Después, Woo se ocupó sin descanso, durante un día y una noche, de los detalles necesarios para que Cixí cruzara el río Amarillo después de dejar Kaifeng. El día anterior, una tormenta de nieve había barrido la antigua capital, pero el tiempo se aclaró antes de la partida y la travesía transcurrió sin problemas. En el momento de la salida, a la que asistieron funcionarios y habitantes locales arrodillados, Cixí rezó en una marquesina levantada en la orilla y rindió tributo al Dios del Río. Luego subió a un barco decorado en forma de dragón, y la enorme flotilla, llena de colorido, partió hacia el norte sobre un agua quieta como el cristal, alterada solo por los remos que cortaban la superficie. Cixí estaba encantada. Vio la «extraordinariamente suave» travesía como una señal de que los dioses la protegían y aprobaban el rumbo que había escogido[837]. Pero además recompensó con generosidad a los barqueros por su trabajo.
La última etapa del viaje de tres meses fue en tren, en la parte norte del Gran Ferrocarril Pekín-Wuhán, cuya historia era casi tan agitada como la de la propia Cixí. El año anterior, los bóxers habían arrancado las vías a las afueras de Pekín y habían incendiado varias estaciones. El ferrocarril fue reparado gracias a los invasores extranjeros, que después se lo entregaron al Gobierno, junto con un vagón real para que lo utilizara la emperatriz viuda[838]. El 7 de enero de 1902 llegó con todo lujo en él a Pekín y entró en la ciudad por las puertas del sur, que hasta entonces estaban reservadas al emperador: primero Qianmen, cuya enorme torre de vigilancia había ardido durante el caos de los bóxers, pero que después había sido reconstruida, y luego, más al norte, la Puerta de la Gran Dinastía Qing. Sin embargo, al llegar ante la puerta delantera de la Ciudad Prohibida, se detuvo, dio la vuelta y entró al harén por la puerta posterior[839]. Que una mujer atravesara la parte frontal de la Ciudad Prohibida habría sido una afrenta tan escandalosa contra el carácter sagrado del monarca que Cixí se aseguró de no violar la norma.
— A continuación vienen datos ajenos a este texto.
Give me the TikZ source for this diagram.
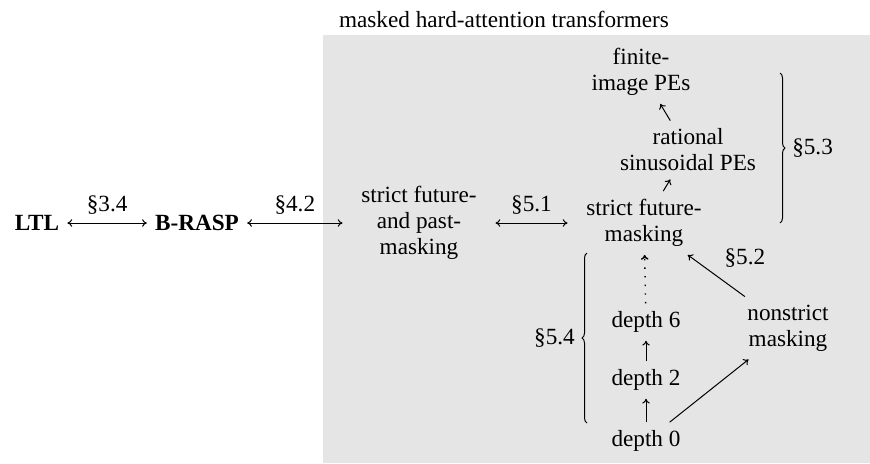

Dentro de la Ciudad Prohibida, uno de sus primeros actos fue rezar a los antepasados de la dinastía Qing. En cuanto se hicieron los preparativos, llevó a la corte a los Mausoleos Orientales para rendir tributo a los ancestros allí enterrados y pedir su protección. Mientras estaba allí, vio un pequeño mono que pertenecía a un funcionario y estaba dando saltos en su tienda. Expresó su afecto por el animal y decidió permitirse un «capricho»: pronto, el mono daba saltos vestido con un bello chaleco de seda amarilla[840].
Sin embargo, lo primero que hizo Cixí, al día siguiente de su regreso, fue honrar a la concubina imperial Perla, a la que había mandado ahogar justo antes de salir huyendo. Era su acto de contrición, así como un intento de reparar lazos con su hijo adoptivo, que le había ofrecido su cooperación durante años, en especial durante el exilio. Y era sobre todo, tal vez, un gesto dedicado a las potencias occidentales, que se habían sentido horrorizadas por el asesinato[841]. Estaba decidida a granjearse su benevolencia, porque supondría una inmensa diferencia para el país y para el trato que ella misma recibiera. El pago anual de la indemnización de los bóxers podía variar de forma considerable, dependiendo de los tipos de cambio, y, con buena voluntad, las potencias extranjeras podían adoptar el método de cálculo que fuera más ventajoso para China. Además, la transformación del imperio necesitaba la cooperación de una comunidad internacional amiga.